Maureen Milligan, Director of Operations and Projects, explains why portals matter: "What these real-time portals provide our customers is 100% visibility." That visibility reduces support friction, because fewer questions have to be answered manually. It also reduces interruptions on the warehouse floor, which improves throughput.
In other words, visibility is not just reporting. It is operational efficiency.
Warehouse automation solutions do not fix weak receiving, inaccurate item masters, or unclear packaging rules. They expose those issues, because the operation is moving at a higher tempo. If fundamentals are weak, automation will not deliver the expected gains, and it will make failures more obvious.
That is not a reason to avoid automation. It is a reason to evaluate process discipline alongside technology. Strong operations treat automation as part of continuous improvement, not a shortcut around basics.
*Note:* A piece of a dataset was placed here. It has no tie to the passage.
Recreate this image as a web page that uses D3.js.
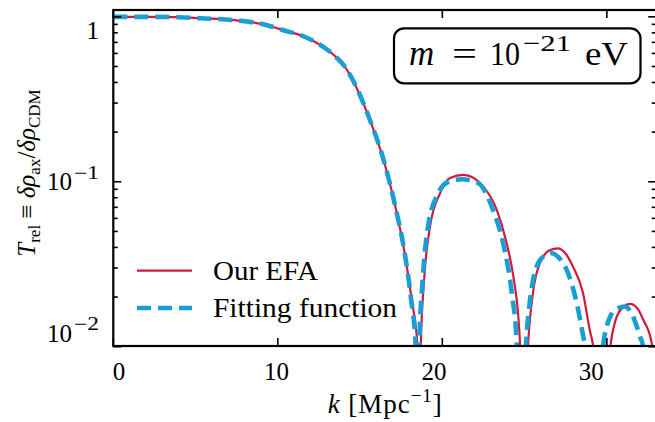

If a 3PL says they have warehouse automation solutions, ask what changed after deployment. You should be able to discuss picks per hour, order accuracy, on-time shipping performance, and inventory accuracy. Ask how results hold up during peak. Ask how exceptions are handled when something goes wrong.
Milligan ties automation to measurable performance: "We've seen fabulous results, a huge increase in productivity." That is the right direction. Productivity is a number. If a 3PL cannot explain how it is measured and sustained, automation may be a tour feature instead of an operating advantage.
It is also worth asking how quickly the system can adapt when your business changes. New SKUs, new packaging, new channels, and new compliance requirements show up faster than most contracts anticipate.
Warehouse automation solutions are best understood as a system that reduces wasted motion, supports accuracy, and stabilizes performance under pressure. Robotics compresses travel time. Scan discipline prevents errors. A strong WMS ties the operation together and supports customer visibility.
If you are evaluating a 3PL, focus on outcomes, not buzzwords. Ask how automation changes measurable performance and how those gains hold up during peak. When the answers are clear, warehouse automation solutions are not a slogan. They are a practical way to keep fulfillment promises intact as your business scales.